Barthold Heinrich Brockes (September 22, 1680 – January 16, 1747) was a German poet.

Barthold Brockes, Portrait by Dominicus van der Smissen

He was born in Hamburg and educated at the Gelehrtenschule des Johanneums. He studied jurisprudence at Halle, and after extensive travels in Italy, France and the Netherlands, settled in Hamburg in 1704. In 1720 he was appointed a member of the Hamburg senate, and entrusted with several important offices. Six years (from 1735 to 1741) he spent as Amtmann (bailiff) at Ritzebüttel. He died in Hamburg.

Brockes' poetic works were published in a series of nine volumes under the fantastic title Irdisches Vergnügen in Gott (1721–1748); he also translated Giambattista Marino's La Strage degli innocenti (1715), Alexander Pope's Essay on Man (1740) and James Thomson's The Seasons (1745).

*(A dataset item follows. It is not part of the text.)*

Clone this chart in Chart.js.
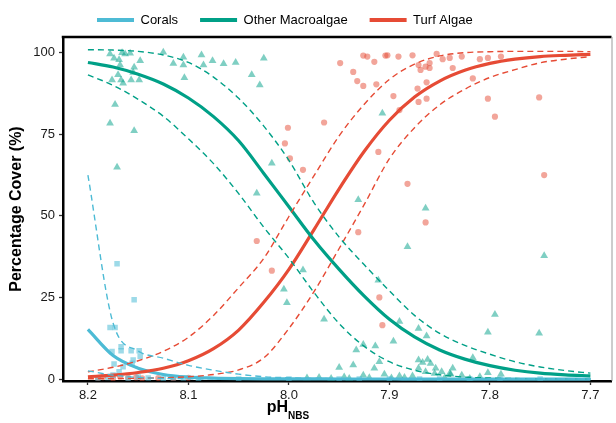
<!DOCTYPE html>
<html><head><meta charset="utf-8">
<script src="https://cdn.jsdelivr.net/npm/chart.js@4"></script>
<style>html,body{margin:0;padding:0;background:#fff;}#wrap{width:616px;height:423px;position:relative;}</style>
</head><body><div id="wrap"><canvas id="c" width="616" height="423"></canvas></div>
<script>
// ---- data ----
const seriesNames = ["Corals", "Other Macroalgae", "Turf Algae"];
const xTickLabels = [8.2, 8.1, 8.0, 7.9, 7.8, 7.7];
const yTickLabels = [0, 25, 50, 75, 100];

// fitted curves and their confidence bands, sampled along pH
const pHGrid      = [8.2, 8.175, 8.15, 8.125, 8.1, 8.075, 8.05, 8.025, 8.0, 7.975, 7.95, 7.925, 7.9, 7.875, 7.85, 7.825, 7.8, 7.775, 7.75, 7.725, 7.7];
const coralFit    = [15.2, 7.2, 3.3, 1.4, 0.6, 0.3, 0.15, 0.08, 0.05, 0.03, 0.02, 0.01, 0.01, 0, 0, 0, 0, 0, 0, 0, 0];
const coralUpper  = [62.5, 17.2, 8.6, 6.4, 4.2, 2.7, 1.5, 0.7, 0.4, 0.2, 0.1, 0.05, 0.03, 0.02, 0.01, 0, 0, 0, 0, 0, 0];
const coralLower  = [2.5, 1.2, 0.5, 0.2, 0.1, 0.05, 0.02, 0.01, 0, 0, 0, 0, 0, 0, 0, 0, 0, 0, 0, 0, 0];
const macroFit    = [97.0, 95.6, 93.4, 90.4, 86.1, 80.4, 73.0, 63.0, 52.8, 42.6, 33.6, 25.4, 18.3, 12.9, 8.9, 6.1, 4.1, 2.7, 1.8, 1.3, 1.0];
const macroUpper  = [100.9, 100.8, 100.4, 99.3, 97.0, 92.5, 86.0, 77.5, 67.0, 54.0, 43.5, 35.0, 27.0, 19.5, 14.0, 10.3, 7.6, 5.3, 3.7, 2.6, 1.8];
const macroLower  = [93.2, 90.0, 85.7, 80.5, 73.6, 66.0, 56.8, 46.5, 37.0, 26.5, 17.0, 10.0, 5.3, 2.7, 1.3, 0.6, 0.3, 0.15, 0.1, 0.05, 0.02];
const turfFit     = [0.7, 1.2, 2.0, 3.3, 5.6, 9.3, 15.0, 23.5, 33.6, 45.8, 58.3, 69.8, 79.3, 86.4, 91.3, 94.6, 96.7, 98.0, 98.8, 99.2, 99.5];
const turfUpper   = [2.2, 3.6, 5.6, 8.5, 12.8, 19.5, 28.0, 37.0, 49.8, 62.3, 74.5, 84.2, 91.8, 96.5, 99.0, 100.0, 100.3, 100.4, 100.4, 100.4, 100.3];
const turfLower   = [0.1, 0.15, 0.25, 0.4, 0.7, 1.4, 2.8, 6.5, 15.5, 26.8, 40.0, 53.5, 67.5, 77.0, 84.0, 88.8, 92.4, 94.8, 96.9, 98.0, 98.8];

// observed points
const coralPH    = [8.171, 8.154, 8.178, 8.173, 8.176, 8.167, 8.167, 8.157, 8.149, 8.148, 8.174, 8.165, 8.155, 8.156, 8.169, 8.175, 8.190, 8.180, 8.160, 8.150, 8.140, 8.125, 8.115, 8.105, 8.090, 8.050, 8.000, 7.950, 7.930, 7.900, 7.870, 7.850, 7.820, 7.790, 7.750];
const coralCover = [35.3, 24.3, 15.8, 15.8, 8.4, 9.9, 8.7, 8.7, 8.7, 7.0, 4.6, 3.8, 5.8, 4.8, 2.2, 1.2, 0.3, 0.5, 0.2, 0.6, 0.3, 0.2, 0.4, 0.3, 0.2, 0, 0, 0, 0, 0, 0, 0, 0, 0, 0];

const macroPH    = [8.178, 8.174, 8.169, 8.166, 8.163, 8.158, 8.148, 8.154, 8.168, 8.170, 8.176, 8.167, 8.165, 8.157, 8.149, 8.155, 8.125, 8.115, 8.105, 8.105, 8.104, 8.087, 8.085, 8.076, 8.065, 8.053, 8.037, 8.029, 8.173, 8.178, 8.154, 8.171, 8.032, 8.025,
                    7.907, 8.017, 7.931, 7.864, 7.882, 7.986, 8.005, 8.002, 7.911, 7.965, 7.890, 7.871, 7.863, 7.896, 7.926, 7.914, 7.933, 7.910, 7.950, 7.936, 7.915, 7.871, 7.867, 7.862, 7.859, 7.871, 7.854, 7.848, 7.837, 7.839, 7.926, 7.905, 7.890, 7.877, 7.864, 7.855,
                    7.746, 7.795, 7.802, 7.751, 7.817, 7.840, 7.828, 7.802, 7.789, 7.810, 7.982, 7.970, 7.958, 7.945, 7.940, 7.920, 7.898, 7.885, 7.845, 7.820];
const macroCover = [99.6, 98.3, 97.8, 100.0, 99.6, 99.8, 97.5, 95.5, 96.2, 93.2, 91.6, 91.6, 90.6, 91.6, 91.6, 93.9, 100.1, 96.7, 98.6, 96.2, 92.3, 99.3, 96.2, 97.5, 96.6, 97.0, 93.2, 90.1, 84.1, 78.4, 76.1, 64.9, 56.9, 98.3,
                    81.4, 66.1, 54.9, 52.3, 40.5, 33.4, 27.5, 23.4, 30.3, 18.3, 17.6, 15.5, 13.2, 11.6, 10.6, 10.1, 8.9, 5.3, 3.5, 4.3, 3.3, 5.8, 5.1, 6.0, 4.8, 3.3, 3.3, 2.2, 3.3, 1.5, 1.2, 1.5, 0.9, 0.9, 2.2, 1.7,
                    37.8, 19.8, 14.3, 14.0, 6.5, 1.7, 1.2, 1.9, 1.5, 0.7, 0.3, 0.5, 0.2, 0.6, 0.2, 0.4, 0.3, 0.5, 0.4, 0.2];

const turfPH    = [7.949, 7.936, 7.932, 7.926, 7.926, 7.922, 7.915, 7.913, 7.904, 7.902, 7.891, 7.877, 7.896, 7.890, 7.871, 7.869, 7.864, 7.860, 7.860, 7.853, 7.847, 7.840, 7.837, 7.863, 7.872, 7.871, 7.863,
                   8.001, 7.965, 8.004, 7.999, 7.986, 7.911, 7.882, 7.828, 7.810, 7.802, 7.789, 7.817, 7.802, 7.795, 7.751, 7.746, 8.032, 8.017, 7.931, 7.864, 7.910, 7.907,
                   8.190, 8.185, 8.175, 8.168, 8.160, 8.152, 8.146, 8.130, 8.115, 8.100];
const turfCover = [96.8, 94.1, 91.3, 89.8, 99.1, 98.8, 97.2, 90.3, 99.1, 99.2, 98.8, 99.2, 86.7, 82.4, 96.2, 94.7, 95.7, 96.8, 95.3, 99.6, 98.0, 98.4, 95.3, 90.9, 89.0, 84.9, 85.9,
                   77.0, 78.6, 72.2, 67.6, 64.1, 69.6, 59.8, 98.8, 98.0, 98.4, 98.8, 92.1, 85.9, 80.4, 86.3, 62.5, 42.3, 33.2, 45.0, 48.0, 25.0, 16.5,
                   0.3, 0.6, 0.2, 0.8, 0.4, 0.5, 0.2, 0.3, 0.2, 0.4];

// ---- styling ----
const C_CORAL = "#4DBBD5", C_MACRO = "#00A087", C_TURF = "#E64B35";
const A_CORAL = "rgba(77,187,213,0.55)", A_MACRO = "rgba(0,160,135,0.5)", A_TURF = "rgba(230,75,53,0.5)";
const FONT = "'Liberation Sans', Arial, Helvetica, sans-serif";

const toXY = (xs, ys) => xs.map((x, i) => ({x: x, y: ys[i]}));

function lineDS(label, ys, color, dashed) {
  return {
    type: 'line', label: label, data: toXY(pHGrid, ys),
    borderColor: color, backgroundColor: color,
    borderWidth: dashed ? 1.4 : 3.2, borderDash: dashed ? [6, 4] : [],
    pointRadius: 0, pointHoverRadius: 0, fill: false,
    cubicInterpolationMode: 'monotone', order: 1, legendKey: dashed ? null : label
  };
}
function pointDS(label, xs, ys, color, style, r) {
  return {
    type: 'scatter', label: label, data: toXY(xs, ys),
    backgroundColor: color, borderColor: 'rgba(0,0,0,0)', borderWidth: 0,
    pointStyle: style, pointRadius: r, pointHoverRadius: r, order: 5, legendKey: null
  };
}

const datasets = [
  pointDS(seriesNames[0] + " obs", coralPH, coralCover, A_CORAL, 'rect', 3.9),
  pointDS(seriesNames[2] + " obs", turfPH, turfCover, A_TURF, 'circle', 3.1),
  pointDS(seriesNames[1] + " obs", macroPH, macroCover, A_MACRO, 'triangle', 4.5),
  lineDS(seriesNames[0] + " upper", coralUpper, C_CORAL, true),
  lineDS(seriesNames[0] + " lower", coralLower, C_CORAL, true),
  lineDS(seriesNames[1] + " upper", macroUpper, C_MACRO, true),
  lineDS(seriesNames[1] + " lower", macroLower, C_MACRO, true),
  lineDS(seriesNames[2] + " upper", turfUpper, C_TURF, true),
  lineDS(seriesNames[2] + " lower", turfLower, C_TURF, true),
  lineDS(seriesNames[1], macroFit, C_MACRO, false),
  lineDS(seriesNames[2], turfFit, C_TURF, false),
  lineDS(seriesNames[0], coralFit, C_CORAL, false)
];

// legend / frame / title helpers
const LEGEND_FIRST_BOX_X = 97, LEGEND_TEXT_Y = 20, LEGEND_H = 37;
const frameAndTitle = {
  id: 'frameAndTitle',
  beforeLayout(chart) {
    const lg = chart.legend;
    if (lg && !lg._patched) {
      const f = lg.fit.bind(lg);
      lg.fit = function () { f(); this.height = LEGEND_H; };
      lg._patched = true;
    }
  },
  afterLayout(chart) {
    const lg = chart.legend;
    if (!lg) return;
    const pad = lg.options.labels.padding;
    const start = (lg.left + pad + lg.right - lg.lineWidths[0]) / 2;
    const dx = LEGEND_FIRST_BOX_X - start;
    lg.left += dx; lg.right += dx;
    const fs = lg.options.labels.font.size;
    lg.top = LEGEND_TEXT_Y - pad - fs / 2;
  },
  afterDraw(chart) {
    const {ctx, chartArea: a} = chart;
    ctx.save();
    // top border
    ctx.strokeStyle = '#000'; ctx.lineWidth = 2.5;
    ctx.beginPath(); ctx.moveTo(a.left - 1.25, a.top); ctx.lineTo(a.right, a.top); ctx.stroke();
    // right border (thin grey)
    ctx.strokeStyle = '#9a9a9a'; ctx.lineWidth = 1;
    ctx.beginPath(); ctx.moveTo(a.right + 0.5, a.top); ctx.lineTo(a.right + 0.5, a.bottom); ctx.stroke();
    // x axis title with subscript
    ctx.fillStyle = '#000';
    ctx.textBaseline = 'alphabetic';
    ctx.font = 'bold 16px ' + FONT;
    const w1 = ctx.measureText('pH').width;
    ctx.font = 'bold 10px ' + FONT;
    const w2 = ctx.measureText('NBS').width;
    const x0 = 288 - (w1 + w2) / 2;
    ctx.font = 'bold 16px ' + FONT;
    ctx.textAlign = 'left';
    ctx.fillText('pH', x0, 412);
    ctx.font = 'bold 10px ' + FONT;
    ctx.fillText('NBS', x0 + w1, 419);
    ctx.restore();
  }
};

Chart.defaults.font.family = FONT;
Chart.defaults.color = '#000';

new Chart(document.getElementById('c'), {
  type: 'scatter',
  data: {datasets: datasets},
  options: {
    responsive: false, animation: false,
    layout: {padding: {left: 0, right: 3, top: 0, bottom: 0}},
    plugins: {
      tooltip: {enabled: false},
      legend: {
        display: true, position: 'top', align: 'center',
        labels: {
          boxWidth: 37, boxHeight: 4, padding: 22,
          font: {size: 13, family: FONT}, color: '#000',
          generateLabels: (chart) => chart.data.datasets
            .filter(d => d.legendKey)
            .sort((p, q) => seriesNames.indexOf(p.legendKey) - seriesNames.indexOf(q.legendKey))
            .map(d => ({text: d.legendKey, fillStyle: d.borderColor, strokeStyle: d.borderColor, lineWidth: 0, hidden: false}))
        }
      }
    },
    scales: {
      x: {
        type: 'linear', reverse: true, min: 7.679, max: 8.2248,
        afterBuildTicks: (ax) => { ax.ticks = xTickLabels.map(v => ({value: v})); },
        afterFit: (ax) => { ax.height = 42; },
        ticks: {font: {size: 13}, color: '#1a1a1a', padding: 3, maxRotation: 0, autoSkip: false,
                callback: (v) => Number(v).toFixed(1)},
        grid: {drawOnChartArea: false, drawTicks: true, tickLength: 4, tickColor: '#333', tickWidth: 1.3, color: 'rgba(0,0,0,0)'},
        border: {display: true, color: '#000', width: 2.5}
      },
      y: {
        type: 'linear', min: -0.6, max: 104.8,
        afterBuildTicks: (ax) => { ax.ticks = yTickLabels.map(v => ({value: v})); },
        afterFit: (ax) => { ax.width = 63; },
        ticks: {font: {size: 13}, color: '#1a1a1a', padding: 4, autoSkip: false},
        grid: {drawOnChartArea: false, drawTicks: true, tickLength: 4, tickColor: '#333', tickWidth: 1.3, color: 'rgba(0,0,0,0)'},
        border: {display: true, color: '#000', width: 2.5},
        title: {display: true, text: 'Percentage Cover (%)', font: {size: 16, weight: 'bold'}, color: '#000', padding: {top: 7, bottom: 0}}
      }
    }
  },
  plugins: [frameAndTitle]
});
</script>
</body></html>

His poetry has small intrinsic value, but it is symptomatic of the change which came over German literature at the beginning of the 18th century. His libretto Der für die Sünden der Welt gemarterte und sterbende Jesus (1712), also known as the Brockes Passion, was one of the first passion oratorios—a free, poetic meditation on the passion story without the use of an evangelist character. It was quite popular and was set to music by Reinhard Keiser (1712), Georg Philipp Telemann (1716), George Frideric Handel (1716), Johann Mattheson (1718), Johann Friedrich Fasch (1723), Gottfried Heinrich Stölzel (1725), and Johann Caspar Bachofen (1759), among others.

The children of Brockes by Balthasar Denner

He was one of the first German poets to substitute for the bombastic imitations of Marini, to which he himself had begun by contributing, a clear and simple diction. He was also a pioneer in directing the attention of his countrymen to the new poetry of nature which originated in England. His verses, artificial and crude as they often are, express a reverential attitude towards nature and a religious interpretation of natural phenomena which was new to German poetry and prepared the way for Klopstock.